Le persone adulte con patologie rare sono caratterizzate da un notevole livello di complessità clinico-assistenziale legato sia alla gestione della condizione di cronicità che alla multidimensionalità delle problematiche cliniche, sociali, funzionali, psicologiche cognitive, che comporta il necessario contributo di numerosi specialisti medici e non medici. Queste condizioni rendono il paziente con malattia rara simile, come approccio e gestione, al paziente anziano, con il quale l’adulto con malattia rara condivide sia la condizione di “fragilità”, vale a dire la predisposizione allo sviluppo di eventi negativi, sia l’impatto sociale e familiare, in quanto le necessità assistenziali di entrambi (adulti con malattie rare e anziani) condizionano spesso in modo importante le scelte di vita ed economiche, le relazioni sociali ed interpersonali dei familiari sani.
Negli ultimi anni, la Risonanza Magnetica (RM) muscolare ha mostrato una maggiore sensibilità rispetto a ogni test o esame clinico nella definizione della distribuzione topografica, della tipologia e del grado di interessamento di ogni singolo muscolo così come, in studi longitudinali, nella definizione di criteri specifici di attività e di progressione della malattia nell’uomo, che rappresenta al momento l’unico modello attendibile della malattia.
Recenti studi basati sull’utilizzo della Risonanza Magnetica hanno dimostrato che i muscoli vengono coinvolti in modo sequenziale e generalmente asimmetrico nel corso della vita, causando un progressivo aumento di carico lesionale. In ciascun paziente coesistono muscoli non colpiti dalla malattia e muscoli affetti con vario grado di sostituzione del tessuto muscolare con tessuto fibroadiposo.
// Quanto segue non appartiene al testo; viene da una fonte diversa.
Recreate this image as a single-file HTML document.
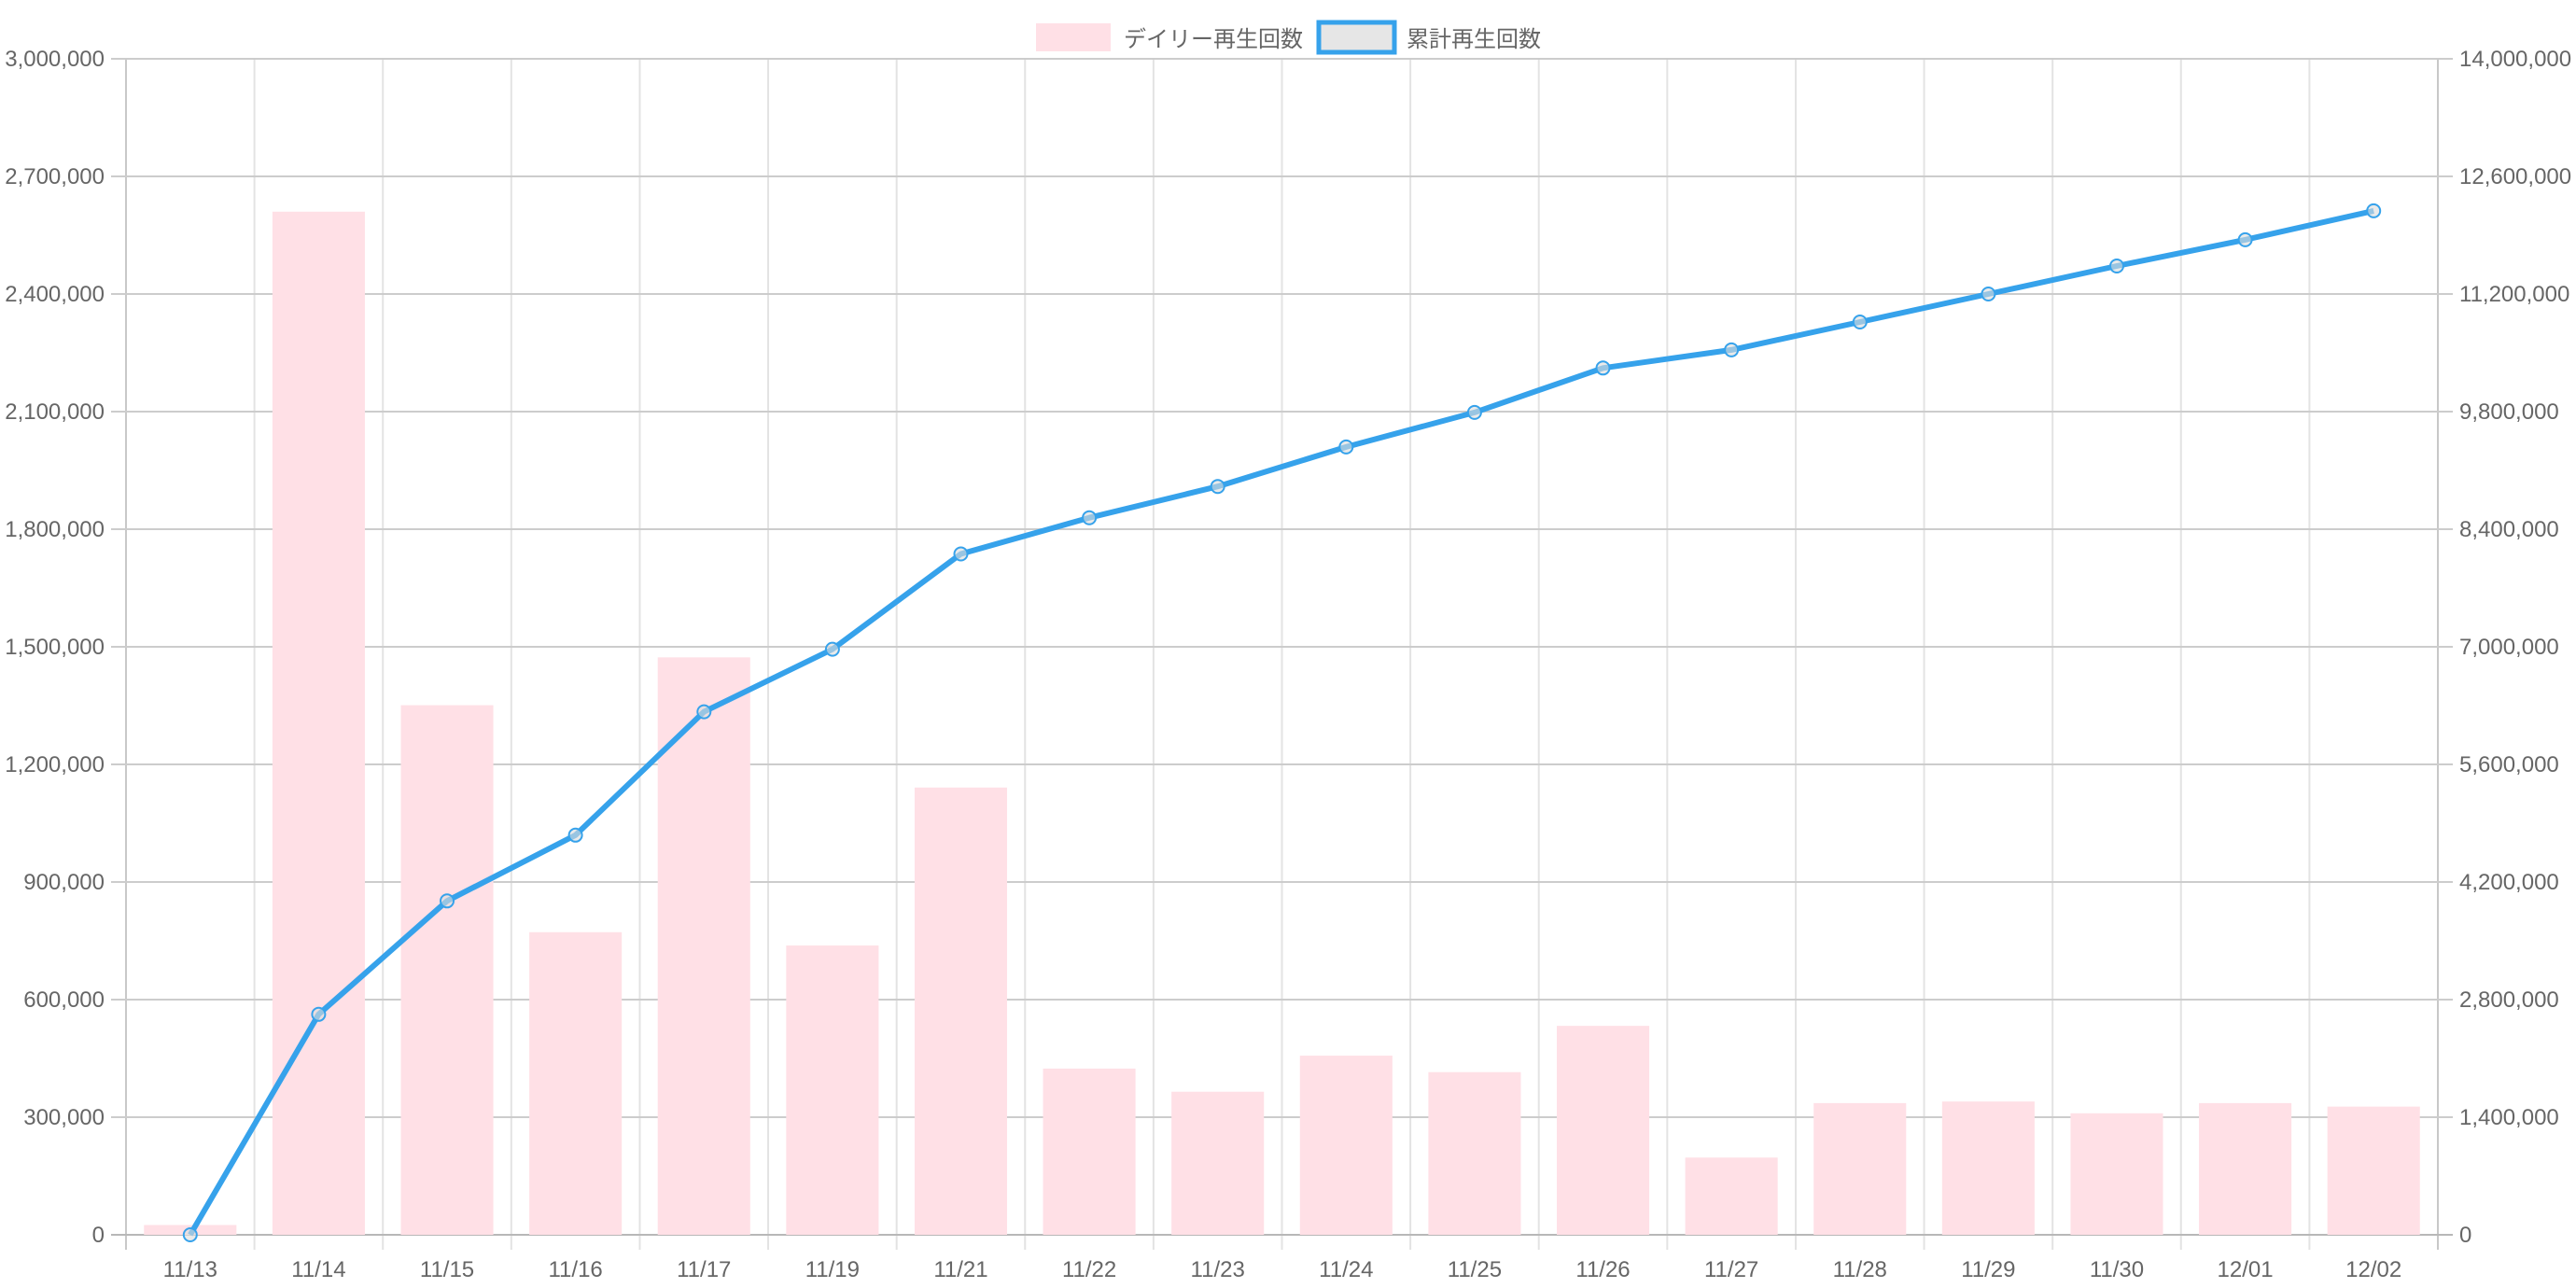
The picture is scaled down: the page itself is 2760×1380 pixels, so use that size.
<!DOCTYPE html>
<html><head><meta charset="utf-8"><style>
html,body{margin:0;padding:0;background:#fff;width:2760px;height:1380px;overflow:hidden}
text{font-family:"Liberation Sans","Noto Sans CJK JP",sans-serif;fill:#666}
</style></head><body>
<svg id="c" width="2760" height="1380" xmlns="http://www.w3.org/2000/svg">
<rect x="1110" y="25" width="80" height="30" fill="#ffe0e6"/>
<text x="1204" y="50" font-size="24">デイリー再生回数</text>
<rect x="1413" y="24" width="81" height="32" fill="#e6e6e6" stroke="#36a2eb" stroke-width="5"/>
<text x="1507" y="50" font-size="24">累計再生回数</text>
</svg>
<script>
var s=document.getElementById('c'),ns="http://www.w3.org/2000/svg";
function el(t,a,txt){var e=document.createElementNS(ns,t);for(var k in a)e.setAttribute(k,a[k]);if(txt!=null)e.textContent=txt;s.appendChild(e);return e;}
var L=135,R=2612,T=63,B=1323,n=18,cw=(R-L)/n;
var labels=["11/13","11/14","11/15","11/16","11/17","11/19","11/21","11/22","11/23","11/24","11/25","11/26","11/27","11/28","11/29","11/30","12/01","12/02"];
var bars=[25,2610,1351,772,1473,738,1141,424,365,457,415,533,197,336,340,310,336,327];
var line=[0,2624,3975,4758,6227,6971,8106,8537,8909,9379,9790,10319,10534,10867,11200,11533,11846,12190];
for(var i=0;i<=n;i++){var x=L+i*cw;el('line',{x1:x,x2:x,y1:T,y2:B+16,stroke:(i==0||i==n)?'#c8c8c8':'#e3e3e3','stroke-width':2});}
for(var j=0;j<=10;j++){var y=B-j*(B-T)/10;
el('line',{x1:L-16,x2:R+16,y1:y,y2:y,stroke:j==0?'#b8b8b8':'#cccccc','stroke-width':2});
el('text',{x:112,y:y+8,'font-size':24,'text-anchor':'end'},(j*300000).toLocaleString('en-US'));
el('text',{x:2635,y:y+8,'font-size':24},(j*1400000).toLocaleString('en-US'));}
for(var i=0;i<n;i++){var h=bars[i]*1000/3000000*(B-T);var bw=cw*0.72;
el('rect',{x:L+i*cw+(cw-bw)/2,y:B-h,width:bw,height:h,fill:'#ffe0e6'});
el('text',{x:L+(i+0.5)*cw,y:1368,'font-size':24,'text-anchor':'middle'},labels[i]);}
var pts=[];for(var i=0;i<n;i++){pts.push((L+(i+0.5)*cw).toFixed(1)+','+(B-line[i]*1000/14000000*(B-T)).toFixed(1));}
el('polyline',{points:pts.join(' '),fill:'none',stroke:'#36a2eb','stroke-width':6,'stroke-linejoin':'round'});
pts.forEach(function(p){var a=p.split(',');el('circle',{cx:a[0],cy:a[1],r:7,fill:'rgba(220,220,220,0.6)',stroke:'#36a2eb','stroke-width':2});});
</script>
</body></html>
Inoltre, da un esame di RM muscolare è possibile ricavare un’informazione definita sia sulla severità della compromissione clinica, sia sulla “fase” di malattia (in fase di attiva progressione o in fase di stazionarietà), dati che hanno un impatto sugli obiettivi del trattamento riabilitativo e possono essere rilevanti nulla scelta degli individui da includere nei trials clinici.